Assim, para alcançar o divórcio, os pretendentes deveriam aguardar o prazo de um (1) ano após a separação judicial, ou dois (2) anos após a separação de fato, criando neste ponto a modalidade permanente e ordinária de divórcio direto, desde que comprovada a separação de fato por pelo menos dois (2) anos.

Em 1989, com a edição da Lei 7.841/89, houve singela modificação no divórcio, no sentido de adaptar os termos da Lei do Divórcio (6.515/77) aos novos ditames constitucionais, amoldando os prazos para o divórcio-conversão e o divórcio-direto.

Em 2002, com a publicação do atual Código Civil (Lei 10.406), a Lei do Divórcio foi derrogada, isso porque houve uma revogação parcial da referida norma pelo novel código. O novo Código Civil disciplinou a separação e o divórcio, contudo, houve matérias não tratadas, como aquelas dispostas nos art.s 3º, §§ 2º, 3º e 8º e outras regras procedimentais da comentada Lei do Divórcio que continuaram vigendo.

A Lei 11.441/2007 foi a última norma infraconstitucional inserida em nosso ordenamento jurídico, sobre o tema separação e divórcio, introduzindo o sistema de procedimentos administrativos (extrajudiciais) para a separação e o divórcio. Foi um importante avanço no sentido de desburocratizar o divórcio no Brasil e permitir seu alcance por escritura pública, de forma mais simples e rápida.

Não há dúvidas que experimentamos um significativo avanço legislativo e cultural até aqui. Passamos de uma sociedade que não admitia a dissolução do vínculo conjugal, totalmente antidivorcista, para uma sociedade que admitia a dissolução, preenchendo requisitos não tão fáceis de serem alcançados. Evoluímos, então, dessa sociedade antidivorcista para uma sociedade mais divorcista, com a simplificação do incremento para o divórcio pela concepção da via extrajudicial.

Mas manteve-se a resistência legislativa com a imposição de entraves para o Divórcio. Ainda permanecia a necessidade de cumprir prazos com a separação judicial ou de fato, ou com a imposição de culpa alegada por um consorte contra o outro, para fundamentar pedidos de divórcios, em acirradas disputas judiciais.

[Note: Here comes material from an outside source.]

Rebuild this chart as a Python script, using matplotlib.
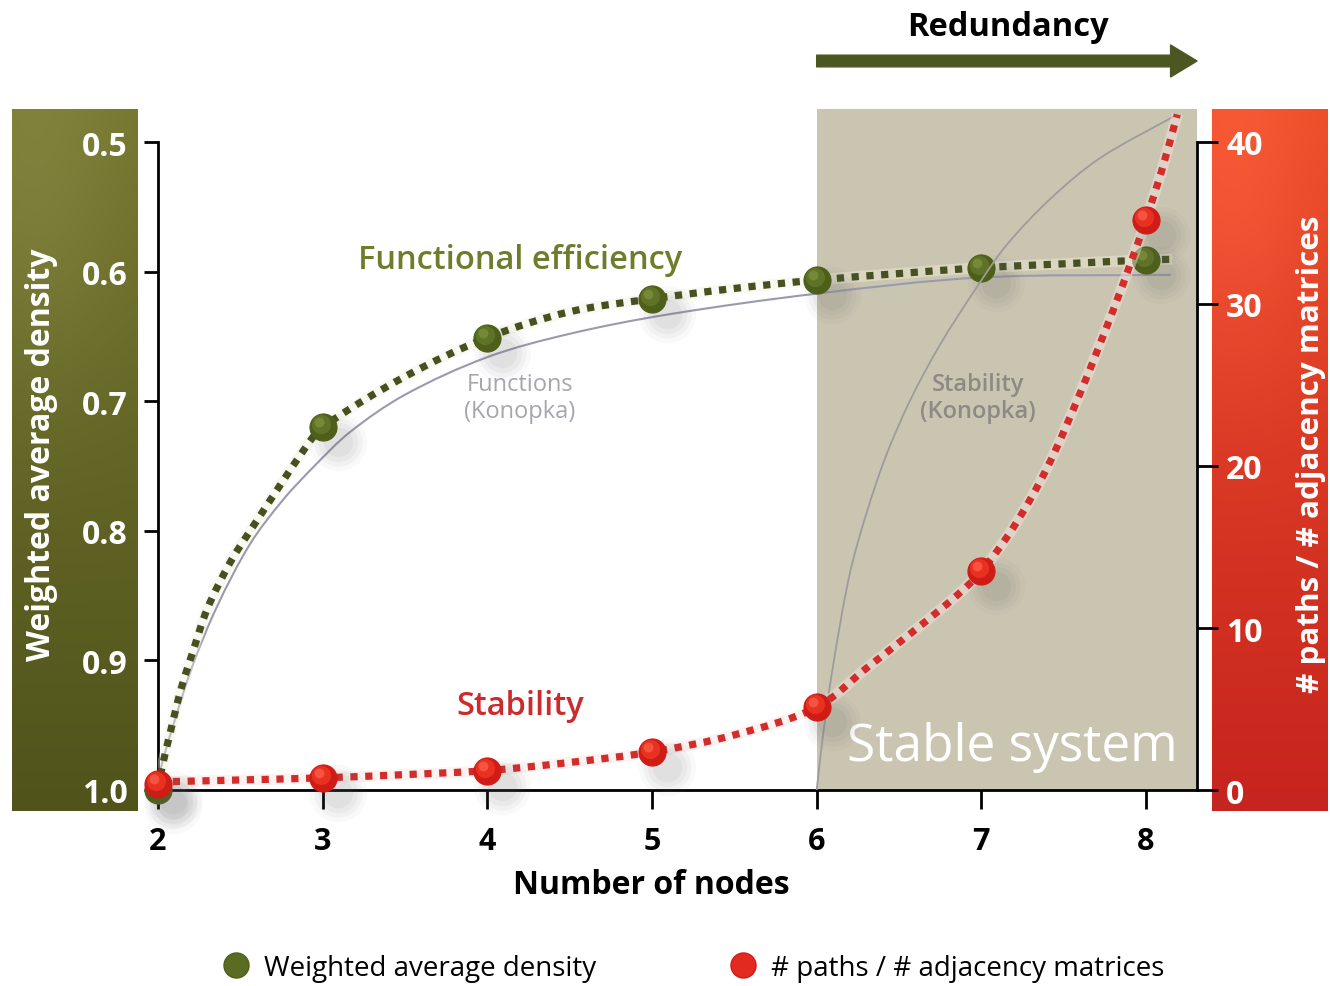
import numpy as np
import matplotlib
matplotlib.use('Agg')
from matplotlib import pyplot as plt
from matplotlib import transforms
from matplotlib.lines import Line2D
from matplotlib.path import Path
from matplotlib.patches import PathPatch

plt.rcParams['font.family'] = ['Open Sans', 'DejaVu Sans']

# measured points
nodes = [2, 3, 4, 5, 6, 7, 8]
density = [1.0, 0.72, 0.651, 0.621, 0.6065, 0.597, 0.591]
paths = [0.4, 0.74, 1.2, 2.35, 5.1, 13.5, 35.2]

# dotted trend lines
density_trend_x = [2.0, 2.022, 2.07, 2.14, 2.21, 2.3, 2.44, 2.56, 2.9, 3.0, 3.5, 4.0, 4.5, 5.0, 5.5, 6.0, 6.5, 7.0, 7.5, 8.0, 8.16]
density_trend_y = [1.0, 0.984, 0.958, 0.922, 0.894, 0.860, 0.824, 0.80, 0.735, 0.72, 0.681, 0.651, 0.631, 0.621, 0.613, 0.6065, 0.6015, 0.597, 0.594, 0.591, 0.5905]
paths_trend_x = [2.0, 2.5, 3.0, 3.5, 4.0, 4.5, 5.0, 5.5, 6.0, 6.3, 6.6, 6.85, 7.0, 7.2, 7.4, 7.6, 7.8, 7.92, 8.0, 8.1, 8.19]
paths_trend_y = [0.5, 0.62, 0.75, 0.95, 1.2, 1.7, 2.35, 3.4, 5.1, 7.5, 9.9, 12.0, 13.5, 16.3, 19.9, 24.5, 29.6, 32.9, 35.2, 38.4, 41.7]

# Konopka reference curves
func_konopka_x = [2.0, 2.012, 2.09, 2.21, 2.36, 2.56, 2.76, 2.95, 3.166, 3.5, 4.0, 4.5, 5.1, 6.0, 7.0, 8.15]
func_konopka_y = [1.0, 0.986, 0.951, 0.904, 0.858, 0.81, 0.776, 0.75, 0.7238, 0.695, 0.666, 0.648, 0.633, 0.617, 0.6045, 0.6025]
stab_konopka_x = [6.0, 6.04, 6.1, 6.2, 6.3, 6.42, 6.57, 6.75, 6.97, 7.15, 7.42, 7.72, 8.19]
stab_konopka_y = [0.0, 3.5, 7.7, 13.3, 17.0, 20.6, 24.1, 27.5, 31.0, 33.6, 36.5, 39.0, 41.7]

left_ticks = [0.5, 0.6, 0.7, 0.8, 0.9, 1.0]
left_labels = ['0.5', '0.6', '0.7', '0.8', '0.9', '1.0']
right_ticks = [0, 10, 20, 30, 40]

GREEN_DARK = '#465020'
RED_LINE = '#d42b2b'
BOX = '#cac5b1'

W, H = 1330, 987
fig = plt.figure(figsize=(W / 100, H / 100), dpi=100)


def fx(px):
    return px / W


def fy(py):
    return 1 - py / H


def panel(x0, x1, y0, y1, top, bottom):
    pax = fig.add_axes([fx(x0), fy(y1), fx(x1) - fx(x0), fy(y0) - fy(y1)])
    pax.set_axis_off()
    t = np.linspace(0, 1, 200)[:, None, None]
    img = np.array(top)[None, None, :] * (1 - t) + np.array(bottom)[None, None, :] * t
    img = np.repeat(img, 20, axis=1)
    yy, xx = np.mgrid[0:200, 0:20]
    hl = np.exp(-(((xx - 3) / 14.0) ** 2 + ((yy - 20) / 60.0) ** 2))[:, :, None]
    img = np.clip(img + hl * 14, 0, 255) / 255.0
    pax.imshow(img, aspect='auto', extent=[0, 1, 0, 1], interpolation='bilinear')
    return pax


panel(12, 138, 110, 812, (116, 117, 46), (80, 84, 27))
panel(1212, 1328, 110, 812, (234, 76, 40), (198, 36, 30))

ax = fig.add_axes([fx(158), fy(791), fx(1197) - fx(158), fy(110) - fy(791)])
ax2 = ax.twinx()

xmax = 2 + (1197 - 158) / ((1146 - 158) / 6)
ax.set_xlim(2, xmax)
ax.set_ylim(1.0, 0.5 - 33 / 1296)
ax2.set_ylim(0, 40 + 33 / 16.2)

ax.axvspan(6, xmax, color=BOX, zorder=0, lw=0)


def smooth(a, xs, ys):
    # Bezier path through the read points (chord-length Catmull-Rom)
    p = np.column_stack([xs, ys]).astype(float)
    d = a.transData.transform(p)
    seg = np.hypot(*np.diff(d, axis=0).T)
    n = len(p)
    tang = np.zeros_like(p)
    for i in range(n):
        lo, hi = max(i - 1, 0), min(i + 1, n - 1)
        span = sum(seg[lo:hi])
        tang[i] = (p[hi] - p[lo]) / span
    verts = [p[0]]
    codes = [Path.MOVETO]
    for i in range(n - 1):
        verts += [p[i] + tang[i] * seg[i] / 3, p[i + 1] - tang[i + 1] * seg[i] / 3, p[i + 1]]
        codes += [Path.CURVE4] * 3
    return Path(verts, codes)


def curve(a, xs, ys, **kw):
    a.add_patch(PathPatch(smooth(a, xs, ys), fill=False, **kw))


# Konopka curves
curve(ax, func_konopka_x, func_konopka_y, edgecolor='#9a9aae', lw=1.5, zorder=2)
curve(ax2, stab_konopka_x, stab_konopka_y, edgecolor='#9c9c9c', lw=1.3, zorder=2)

# dotted trends with light halo
curve(ax, density_trend_x, density_trend_y, edgecolor='#f4f1dc', lw=8, alpha=0.4, zorder=3, capstyle='butt')
curve(ax, density_trend_x, density_trend_y, edgecolor=GREEN_DARK, lw=5.2, ls=(0, (1, 1.05)),
      capstyle='butt', zorder=4)
curve(ax2, paths_trend_x, paths_trend_y, edgecolor='#f5e6e0', lw=8, alpha=0.45, zorder=3, capstyle='butt')
curve(ax2, paths_trend_x, paths_trend_y, edgecolor=RED_LINE, lw=5.2, ls=(0, (1, 1.05)),
      capstyle='butt', zorder=4)


def balls(a, xs, ys, base, mid, light):
    shadow = transforms.offset_copy(a.transData, fig=fig, x=15, y=-15, units='dots')
    for s, al in [(1700, 0.04), (1200, 0.05), (800, 0.06), (450, 0.07)]:
        a.scatter(xs, ys, s=s, color='#6a6a6a', alpha=al, lw=0, transform=shadow, zorder=5, clip_on=False)
    a.scatter(xs, ys, s=380, color=base, edgecolor=base, lw=0.8, zorder=6, clip_on=False)
    hi = transforms.offset_copy(a.transData, fig=fig, x=-2, y=3, units='dots')
    a.scatter(xs, ys, s=190, color=mid, lw=0, alpha=0.9, transform=hi, zorder=7, clip_on=False)
    hi2 = transforms.offset_copy(a.transData, fig=fig, x=-4, y=5, units='dots')
    a.scatter(xs, ys, s=50, color=light, lw=0, alpha=0.6, transform=hi2, zorder=8, clip_on=False)


balls(ax, nodes, density, '#4e5f19', '#62762a', '#869844')
balls(ax2, nodes, paths, '#d01c16', '#ec3424', '#ff6a55')

# axes styling
for s in ['top', 'right']:
    ax.spines[s].set_visible(False)
for s in ['top', 'left', 'bottom']:
    ax2.spines[s].set_visible(False)
ax.spines['left'].set_bounds(1.0, 0.5)
ax.spines['left'].set_linewidth(2)
ax.spines['bottom'].set_linewidth(2)
ax2.spines['right'].set_bounds(0, 40)
ax2.spines['right'].set_linewidth(2)

ax.set_yticks(left_ticks, left_labels, fontweight='bold')
ax.tick_params(axis='y', direction='out', length=10, width=2, pad=12, labelsize=23, labelcolor='white')
ax2.set_yticks(right_ticks, [str(v) for v in right_ticks], fontweight='bold')
ax2.tick_params(axis='y', direction='out', length=15, width=2, pad=6, labelsize=23, labelcolor='white')
ax.set_xticks(nodes, [str(n) for n in nodes], fontweight='bold')
ax.tick_params(axis='x', direction='out', length=14, width=2, pad=12, labelsize=22, labelcolor='black')

# labels
fig.text(fx(42), fy(455), 'Weighted average density', rotation=90, ha='center', va='center',
         color='white', fontsize=23, fontweight='bold')
fig.text(fx(1311), fy(454), '# paths / # adjacency matrices', rotation=90, ha='center', va='center',
         color='white', fontsize=22.6, fontweight='bold')
fig.text(fx(651), fy(886), 'Number of nodes', ha='center', va='center', fontsize=23, fontweight='bold')
fig.text(fx(1008), fy(27), 'Redundancy', ha='center', va='center', fontsize=23.5, fontweight='bold')

ax.text(4.198, 0.591, 'Functional efficiency', ha='center', va='center', color='#6e7d2c',
        fontsize=23.5, fontweight='semibold', zorder=9)
ax.text(4.198, 0.935, 'Stability', ha='center', va='center', color='#cc2a2c',
        fontsize=23.5, fontweight='semibold', zorder=9)
ax.text(4.198, 0.697, 'Functions\n(Konopka)', ha='center', va='center', color='#a6a6ae',
        fontsize=17, linespacing=1.15, zorder=9)
ax.text(6.98, 0.697, 'Stability\n(Konopka)', ha='center', va='center', color='#8c8a84',
        fontsize=17, fontweight='semibold', linespacing=1.15, zorder=9)
ax.text(7.186, 0.9668, 'Stable system', ha='center', va='center', color='white',
        fontsize=37, zorder=9)

# redundancy arrow
blend = transforms.blended_transform_factory(ax.transData, fig.transFigure)
ax.annotate('', xy=(xmax, fy(62)), xytext=(6, fy(62)), xycoords=blend, textcoords=blend,
            arrowprops=dict(arrowstyle='simple,head_length=0.95,head_width=1.15,tail_width=0.42',
                            mutation_scale=20, color='#4b5620', shrinkA=0, shrinkB=0),
            annotation_clip=False)

handles = [
    Line2D([], [], marker='o', ls='none', markersize=18, markerfacecolor='#5a6c22', markeredgecolor='#4e5f19'),
    Line2D([], [], marker='o', ls='none', markersize=18, markerfacecolor='#e42a20', markeredgecolor='#d01c16'),
]
fig.legend(handles, ['Weighted average density', '# paths / # adjacency matrices'], loc='center',
           bbox_to_anchor=(fx(693), fy(969)), ncol=2, frameon=False, fontsize=20,
           handlelength=1.0, handletextpad=0.5, columnspacing=4.8)

fig.savefig('out.png', dpi=100)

O sistema favorecia a beligerância entre cônjuges, com a exposição de intimidades em processos judiciais, proporcionava a informalidade e incentivava a manutenção de uniões infelizes e falidas.

Como marco na evolução do divórcio no Brasil, a afamada Emenda Constitucional nº 66 de 2010 (EC 66/2010), promulgada em 13/07/2010, alterou o § 6º, do art. 226 da Constituição Federal atual, eliminando finalmente o prévio requisito da separação judicial ou de fato para a obtenção do divórcio.

Assim, estava disposto no § 6º, art. 226, CF:

“Art. 226 (…)

  • 6º O casamento civil pode ser dissolvido pelo divórcio, após prévia separação judicial por mais de um ano nos casos expressos em lei, ou comprovada separação de fato por mais de dois anos.”

Após a EC 66/2010:

“Art. 226 (…)

“§ 6º O casamento civil pode ser dissolvido pelo divórcio.”

A evolução advinda da EC 66/2010 promoveu a formalização do divórcio de um sem número de casais separados de fato, favoreceu o diálogo, uma vez não sendo mais o divórcio um estratagema desleal para obtensão de vantagens, os Brasileiros ganharam mais autonomia de vontade, ao passo que a mesma autonomia de decisão para casar também vigora para divorciar. Em fim, recentemente vivemos um expressivo e positivo avanço no Direito de Família.